Pero, mientras que los agujeros negros estelares y primordiales son básicamente lo mismo, estos últimos nunca han podido ser vistos ni estudiados y se cree que las diferencias de tamaño podrían acarrear algunos fenómenos alucinantes. “Diría que lo que pasa con los agujeros negros pequeños es más interesantes que lo que sucede con los agujeros negros grandes”, comenta Scholtz.
Un ejemplo es la llamada espaguetificación, nombre muy apropiado para definir el fenómeno al que se refiere. Suele explicarse con una fábula. Si una astronauta se acercara al horizonte final de un agujero negro, el punto más allá del cual ya no puede escapar la luz, caería en él de cabeza. Aunque solo unos centímetros separan su cabeza de sus pies, la diferencia entre las fuerzas gravitatorias que actuarían serían tan grandes que se estiraría como un espagueti.
Paradójicamente, el efecto debería ser mayor cuanto más pequeño fuese el agujero negro. Sholtz explica que todo se debe a las distancias relativas. Si mides dos metros y cayeras por un horizonte final que está a un metro del centro de un agujero negro primordial, la distancia que separa a tu cabeza de tus pies sería mayor que el tamaño del agujero negro. Esto implica que te estirarías aún más si quedaras atrapado en un agujero negro estelar, que se extienden miles de kilómetros.
“Así que, curiosamente, son más interesantes”, asevera Scholtz. La espaguetificación ya ha sido observada a través de un telescopio, cuando una estrella se acercó tanto a un aguejro negro estelar a 215 millones de años luz de la Tierra y resultó despedazada. (Afortunadamente, no había astronautas cerca). Pero si hay un agujero negro primordial en nuestro Sistema Solar les daría a los astrofísicos la oportunidad de estudiar su comportamiento más de cerca.
Entonces, ¿qué piensa Batiguin de la posibilidad de que el Planeta 9 tanto tiempo buscado sea en realidad un agujero negro? “Es una idea original y no podemos descartar ninguna composición ni siquiera para su fracción más pequeña”, dice. “Quizá sea mi propio sesgo de profesor de Astronomía Planetaria, pero los planetas son un poquito más frecuentes...”.
Mientras Unwin y Scholtz buscan el rastro de un agujero negro primigenio con el que experimentar, Batiguin está igual de interesado en encontrar un planeta gigante y destaca el hecho de que los más frecuentes en la galaxia son los que tienen aproximadamente la misma masa que debería tener el Planeta 9.

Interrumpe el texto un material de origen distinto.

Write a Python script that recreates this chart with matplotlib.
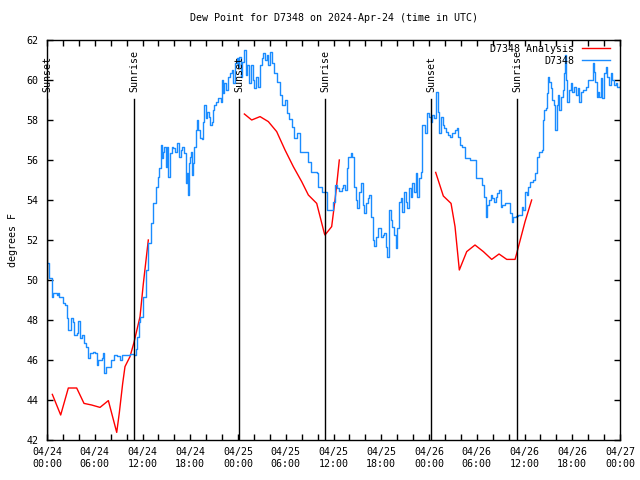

“La mayoría de exoplanetas que orbitan alrededor de estrellas como el Sol forman parte del raro grupo de los que son más grandes que la Tierra y considerablemente más pequeños que Neptuno y Urano”, afirma Batiguin. Si los científicos logran encontrar el planeta oculto, será lo más cerca que puedan llegar a una ventana hacia los que se hallan en otros lugares de la galaxia.
Solo el tiempo dirá si los últimos intentos tienen más éxito que los de Lowell, pero Batiguin se muestra confiado porque las misiones actuales son totalmente diferentes: “Todas las propuestas son muy distintas, tanto en los datos que aparentemente buscan explicar, como en los mecanismos que usan para hacerlo”.
Sea como sea, la búsqueda del legendario Planeta 9 ya ha ayudado a cambiar lo que sabemos del Sistema Solar. Quién sabe qué más descubriremos antes de que la caza llegue a su fin.